En Madrid apareció un folleto y con su estrella mágica nos propuso una idea de camino:
«evitando dispersiones teóricas, les revelo lo que ya ha sido escrito hasta en los últimos átomos del mundo y de la estética: no es posible hacer nada si no se parte de la experiencia o incluso de la circunstancia… no hay otra poesía que la de la circunstancia. Naturalmente siempre que esta circunstancia se transfigure, que vaya hacia el simbolismo, hacia un ejercicio simbólico que trascienda esta circunstancia».
Era Gonzalo Rojas. Me sorprendió su generosidad, su totalidad. Nos dijo:
«¿Cómo pueden llevar a cabo una construcción propia, una visión y expresión del mundo? Pienso que viviendo afuera y adentro, sin perder nunca el contacto, ni siquiera un segundo, aunque provoque aflicciones y laceraciones, aunque sea doloroso. No pierdan nunca el vínculo genuino y vivo. No es fácil explicar por qué dejo el país, el hecho es que he elegido vivir en la periferia, pero para vivir adentro. Este es el ejercicio dialéctico...».
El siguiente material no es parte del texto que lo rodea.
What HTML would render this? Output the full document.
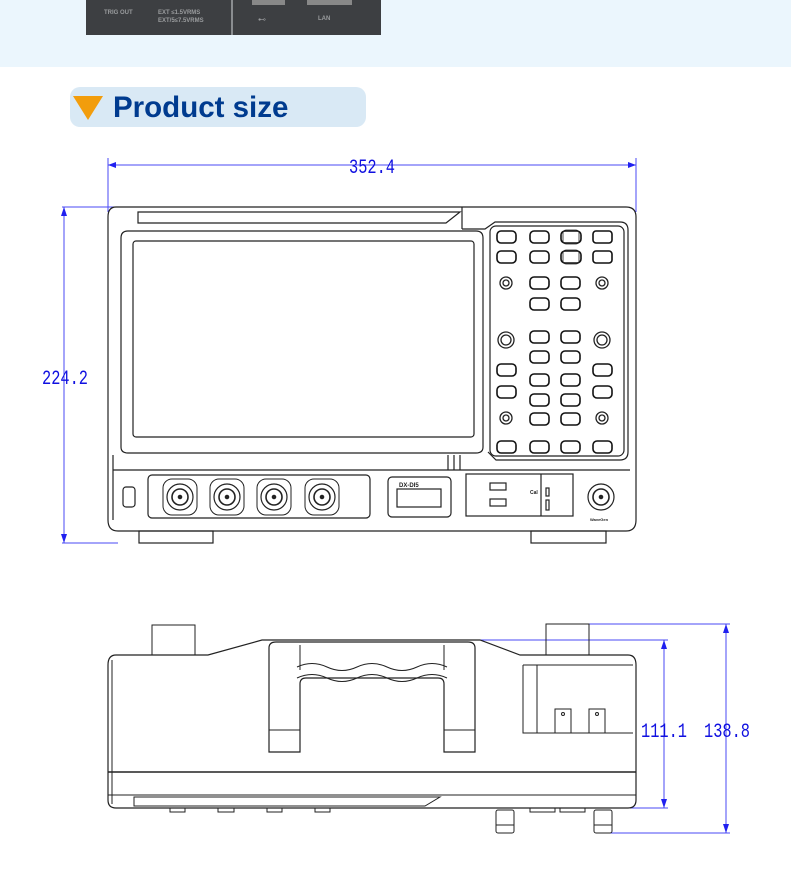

Por aquellos días rodaba la Incitación al diálogo y proposición Palingenésica o carta cadena, que era la respuesta a un texto de Cristian Warnken de título Apurar Cielo. Nos había llegado a nosotros, que acabábamos de conocernos y que ya éramos inseparables. Hice mías aquellas palabras desde el primer momento, al punto de dudar si era yo quien las había escrito. En el texto, Cristian reflexionaba sobre el aislamiento de nuestra generación. Nos habíamos conocido en la Segunda escuela de Verano de Róterdam, y pasamos un tiempo juntos en Roma hasta su regreso a Chile. El método entonces nacía de manera natural, era hijo de ese cuchillo implacable del que hablaba Warnken que separó nuestro cuerpo en dos : desde entonces la encarnación del mito eterno (Judío errante, Adán y Eva, que buscan la costilla complementaria)
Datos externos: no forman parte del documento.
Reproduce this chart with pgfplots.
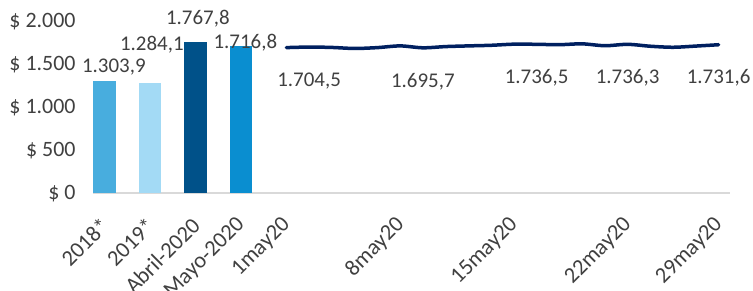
\documentclass[border=0pt]{standalone}
\usepackage{fontspec}
\setmainfont{Carlito}
\usepackage{pgfplots}
\pgfplotsset{compat=1.18}
\definecolor{cA}{RGB}{72,173,222}
\definecolor{cB}{RGB}{163,218,245}
\definecolor{cC}{RGB}{0,81,137}
\definecolor{cD}{RGB}{10,142,208}
\definecolor{navy}{RGB}{0,32,96}
\definecolor{txt}{RGB}{64,64,64}
\definecolor{axg}{RGB}{217,217,217}
\begin{document}
\begin{tikzpicture}
\useasboundingbox (0,0) rectangle (753bp,291bp);
\begin{axis}[
  at={(93bp,97.7bp)}, anchor=south west,
  scale only axis, width=637bp, height=171.6bp,
  xmin=-0.5, xmax=27.5, ymin=0, ymax=2000,
  separate axis lines,
  axis x line*=bottom, axis y line*=left,
  x axis line style={draw=axg, line width=2bp, -},
  y axis line style={draw=none},
  major tick length=0pt, tick style={draw=none},
  font=\fontsize{21}{25}\selectfont,
  /pgf/number format/assume math mode=true,
  /pgf/number format/.cd, fixed, fixed zerofill, precision=1, use comma, 1000 sep={.},
  /pgfplots/.cd,
  ytick={0,500,1000,1500,2000},
  yticklabels={\$ 0,\$ 500,\$ 1.000,\$ 1.500,\$ 2.000},
  yticklabel style={text=txt, font=\fontsize{22}{26}\selectfont, xshift=-14bp},
  xtick={0,2,4,6,8,13,18,23,27},
  xticklabels={2018*,2019*,Abril-2020,Mayo-2020,1may20,8may20,15may20,22may20,29may20},
  xticklabel style={text=txt, font=\fontsize{22.5}{26}\selectfont, yshift=-26bp, xshift=3bp, rotate=45, anchor=east},
  clip=false,
]
\addplot[ybar, bar width=1, bar shift=0pt, fill=cA, draw=none,
  nodes near coords, every node near coord/.append style={text=txt, anchor=center, xshift=9.5bp, yshift=14bp}]
  coordinates {(0,1303.9)};
\addplot[ybar, bar width=1, bar shift=0pt, fill=cB, draw=none,
  nodes near coords, every node near coord/.append style={text=txt, anchor=center, xshift=2bp, yshift=38bp}]
  coordinates {(2,1284.1)};
\addplot[ybar, bar width=1, bar shift=0pt, fill=cC, draw=none,
  nodes near coords, every node near coord/.append style={text=txt, anchor=center, xshift=2.5bp, yshift=22.6bp}]
  coordinates {(4,1767.8)};
\addplot[ybar, bar width=1, bar shift=0pt, fill=cD, draw=none,
  nodes near coords, every node near coord/.append style={text=txt, anchor=center, xshift=4.5bp, yshift=3bp}]
  coordinates {(6,1716.8)};
\addplot[navy, line width=3.5bp, line cap=round, smooth, tension=0.5, mark=none]
  coordinates {
  (8,1698) (9,1704.5) (10,1700) (11,1688) (12,1698) (13,1718) (14,1695.7)
  (15,1710) (16,1718) (17,1725) (18,1738) (19,1736.5) (20,1732) (21,1742)
  (22,1720) (23,1736.3) (24,1714) (25,1702) (26,1716) (27,1731.6)};
\addplot[draw=none, mark=none, nodes near coords,
  every node near coord/.append style={text=txt, anchor=center, yshift=-33.5bp}]
  coordinates {(9,1704.5) (14,1695.7) (19,1736.5) (23,1736.3) (27,1731.6)};
\end{axis}
\end{tikzpicture}
\end{document}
Había en todo esto mucha emotividad, fue un verdadero impacto emotivo, de reconocimiento. Sin embargo, tendría que agregar que lo que nos acompañaba era más bien un espíritu lúdico, irreverente. Estábamos en agosto de 1981 y nuestra declaración advertía que «Pinochet había sido una realidad devastadora para nuestra alma», «hijos de Violeta Parra y John Lennon, Huidobro y Liv Ulman, Caperucita Roja y el lobo feroz, Carlos Gardel y Janis Joplin, Lucho Barrios y Edith Piaf, Pasolini y la Pila Cementerio, La Virgen de San Cristóbal y el Pensador de Rodin».
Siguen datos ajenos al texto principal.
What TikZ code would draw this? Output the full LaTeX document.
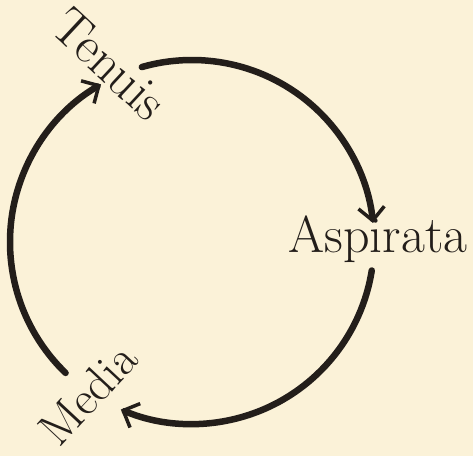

Exactamente el mismo espíritu que tendría posteriormente el periódico Noroeste, publicado en Chile (1987) y que incitaba a la vida peligrosa, y lo publicaban, no casualmente, Cristian Warnken, Santiago Elordi y Beltrán Mena. Creo que nos une una pulsión generacional, hijos de una concatenación de episodios; de una generación que, como decía Radomiro Spotorno, «aún no había decidido nada». Sin embargo, fui feliz de haber llegado en bandeja de plata a Noroeste (la mejor apuesta del siglo, cito a Santiago Elordi).
Esa fue mi casa en Chile, mi salvavidas, mi Chile personal. El único que me fue concedido.
En todo este panorama, la estudiosa Soledad Bianchi contribuyó de manera fundamental a nuestra supervivencia. Hasta aquel momento no nos habíamos topado con nadie que, como ella, se dedicara en cuerpo y alma a ayudarnos a sobrevivir, a resistir, a combatir. Le dio oxígeno a una serie de circunstancias creativas que si hasta entonces habían nacido de la precariedad, el hecho de ponerlas en contacto (hoy en día se diría crear un link), abría la posibilidad de otorgarles un pasaporte, una identidad, que era en definitiva lo que estábamos buscando. Coincidencia extraordinaria con el Chile de los 80.
Este escenario se presenta como una prueba. Se trazan los confines de otro territorio. Hechos inmediatos, dandismo y fuerza salvaje, un puente lanzado sobre un horizonte que iba desde el nuevo cine alemán hasta el punk progresivo. Era como vivir un elixir metropolitano, ya que entre el cómic y la ciencia ficción hay una sincronía, una afinidad que reflexiona sobre ciertos modelos artísticos. Una verdad más sustancial, una fantasía creativa que se devora a sí misma hasta los extremos de la experiencia del dolor. Se trataba al final de declarar en libertad a esa fiesta de la creatividad, esa «fiesta efímera demencial» en la que estábamos participando no como simples espectadores sino, finalmente, en calidad de actores de nuestra verdad.